Portability and what happens when you move before the loan ends
A portable loan allows you to transfer your existing loan to a new property without refinancing or breaking a fixed term. This feature matters if you're likely to upgrade, downsize, or relocate within a few years and you've locked in a fixed rate you want to keep.
Portability isn't automatic. Some lenders allow it on certain products but not others, and there are usually conditions. The new property needs to meet the lender's security requirements, and if you're borrowing more, the additional amount will be at current rates, not your old fixed rate. If you're borrowing less, you might still trigger break costs on the portion you're repaying.
For buyers in Brighton, where families often move within the northside as they upsize or shift closer to schools like St Columban's or Clontarf Beach State High, portability can save you from losing a low fixed rate just because your household needs have changed.
Redraw facilities versus offset accounts
A redraw facility lets you access extra repayments you've made on your loan, but it's not the same as an offset account. With a redraw, the extra payments reduce your loan balance immediately, lowering your interest. With an offset, the funds sit in a separate account and reduce your interest calculation without actually being applied to the loan.
Redraw sounds similar, but the difference matters. Redraw access isn't always instant. Some lenders process redraw requests manually, which can take a few days. Others charge a fee per redraw transaction. And if you're using the property as security for an investment loan or business lending later, funds in redraw are considered part of the loan and aren't as readily accessible as funds in an offset.
Offset accounts also preserve your tax deductibility on investment loans, because the loan balance doesn't decrease. If you're planning to turn your home into a rental down the line, keeping funds in offset rather than paying them directly off the loan keeps your deductible debt higher.
Repayment flexibility and why it matters more than rate
The ability to adjust your repayment amount, switch between principal and interest and interest-only, or pause repayments temporarily can be more valuable than a small rate discount, especially over a long loan term.

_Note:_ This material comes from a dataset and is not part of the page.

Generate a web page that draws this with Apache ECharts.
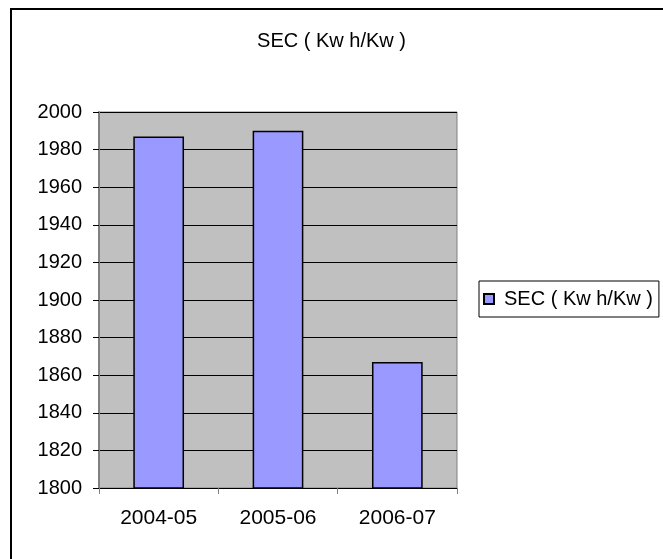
<!DOCTYPE html>
<html>
<head>
<meta charset="utf-8">
<script src="https://cdn.jsdelivr.net/npm/echarts@6/dist/echarts.min.js"></script>
<style>
html,body{margin:0;padding:0;background:#fff;}
#c{width:663px;height:559px;}
</style>
</head>
<body>
<div id="c"></div>
<script>
const categories = ['2004-05', '2005-06', '2006-07'];
const secValues = [1987, 1990, 1867];
const seriesName = 'SEC ( Kw h/Kw )';
const titleText = 'SEC ( Kw h/Kw )';
const yMin = 1800, yMax = 2000, yStep = 20;

const FONT = "'Liberation Sans', Arial, sans-serif";
const chart = echarts.init(document.getElementById('c'));
chart.setOption({
  animation: false,
  backgroundColor: '#fff',
  title: {
    text: titleText,
    left: 'center',
    top: 26,
    textStyle: { fontFamily: FONT, fontSize: 20, fontWeight: 'normal', color: '#000' }
  },
  legend: {
    left: 479,
    top: 281,
    padding: [8, 6, 8, 4],
    borderColor: '#000',
    borderWidth: 1,
    backgroundColor: '#fff',
    itemWidth: 20,
    itemHeight: 10,
    icon: 'path://M0,0H10V10H0Z',
    textStyle: { fontFamily: FONT, fontSize: 20, color: '#000' },
    data: [seriesName]
  },
  grid: {
    left: 99, right: 206, top: 112, height: 376,
    show: true,
    backgroundColor: '#C0C0C0',
    borderColor: '#808080',
    borderWidth: 1
  },
  xAxis: {
    type: 'category',
    data: categories,
    axisLine: { lineStyle: { color: '#000', width: 1 } },
    axisTick: { show: true, length: 6, lineStyle: { color: '#808080' } },
    axisLabel: { fontFamily: FONT, fontSize: 21, color: '#000', margin: 20 }
  },
  yAxis: {
    type: 'value',
    min: yMin, max: yMax, interval: yStep,
    axisLine: { show: true, lineStyle: { color: '#808080', width: 2 } },
    axisTick: { show: true, length: 6, lineStyle: { color: '#000' } },
    axisLabel: { fontFamily: FONT, fontSize: 20, color: '#000', margin: 17, formatter: v => String(v) },
    splitLine: { show: true, lineStyle: { color: '#000', width: 1 } }
  },
  series: [{
    name: seriesName,
    type: 'bar',
    data: secValues,
    barWidth: '42.5%',
    itemStyle: { color: '#9999FF', borderColor: '#000', borderWidth: 1.5 }
  }],
  graphic: [{
    type: 'rect',
    shape: { x: 11, y: 9, width: 800, height: 800 },
    style: { fill: 'none', stroke: '#000', lineWidth: 2 },
    silent: true
  }]
});
</script>
</body>
</html>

Some lenders offer repayment holiday features, allowing you to skip a month or two of repayments if you've built up a buffer by paying ahead. Others allow you to increase or decrease your repayment amount with a phone call, which is useful if your income changes or you want to align your loan repayments with your pay cycle.
These features aren't usually listed on comparison sites, but they're common across many variable rate products and worth asking about during your home loan application. Flexibility becomes particularly important for self-employed buyers or those with irregular income, and it's one area where the right product structure can make a tangible difference to how your loan fits your life. If you're running your own business, there are additional considerations around loan structure that might be relevant, which you can explore through self-employed loans options.
What to prioritise based on how you'll use the loan
If you're someone who keeps a healthy savings buffer and values access to cash, an offset account is the feature that will deliver the most value. If you're likely to make extra repayments when you can but want the option to pull funds back out, a variable loan with unlimited redraws is the better fit. If certainty matters more than flexibility, a fixed rate makes sense, but only if you're confident you won't need to sell or repay early.
For buyers in Brighton, where many are purchasing their long-term family home rather than a stepping stone property, it's worth building your loan around how you'll actually use it. The features that matter are the ones that align with your income pattern, your savings habits, and how long you expect to hold the property. A loan structure that works for a young family near Baines Park will look different to one that suits a downsizer moving closer to the foreshore, and that's exactly how it should be.
Call one of our team or book an appointment at a time that works for you. We'll walk through your situation and help you build a loan structure that fits how you live, not just what's on offer this month.
Frequently Asked Questions
What is the difference between an offset account and a redraw facility?
An offset account is a separate transaction account that reduces the interest charged on your loan without reducing the loan balance itself. A redraw facility allows you to access extra repayments you've made, but those funds are applied directly to the loan and may take longer to access or incur fees.
Can I make extra repayments on a fixed rate home loan?
Most fixed rate loans allow limited extra repayments, typically capped at $10,000 to $20,000 per year. Exceeding this limit or breaking the fixed term early usually triggers break costs based on the lender's wholesale funding difference.
What is a split rate loan and who should consider it?
A split rate loan divides your borrowing into a fixed portion and a variable portion. It suits buyers who want some repayment certainty while keeping flexibility to make extra repayments or use an offset account on the unfixed portion.
Does an offset account work with a fixed rate loan?
Most fixed rate products do not include offset accounts. A few lenders offer them, but the fixed rate is usually higher to compensate. If you keep a decent savings buffer, you may benefit more from a variable loan with a full offset.
What does loan portability mean and when does it matter?
Portability allows you to transfer your existing loan to a new property without refinancing or breaking a fixed term. It matters if you're likely to move within a few years and want to keep a locked-in rate without triggering break costs.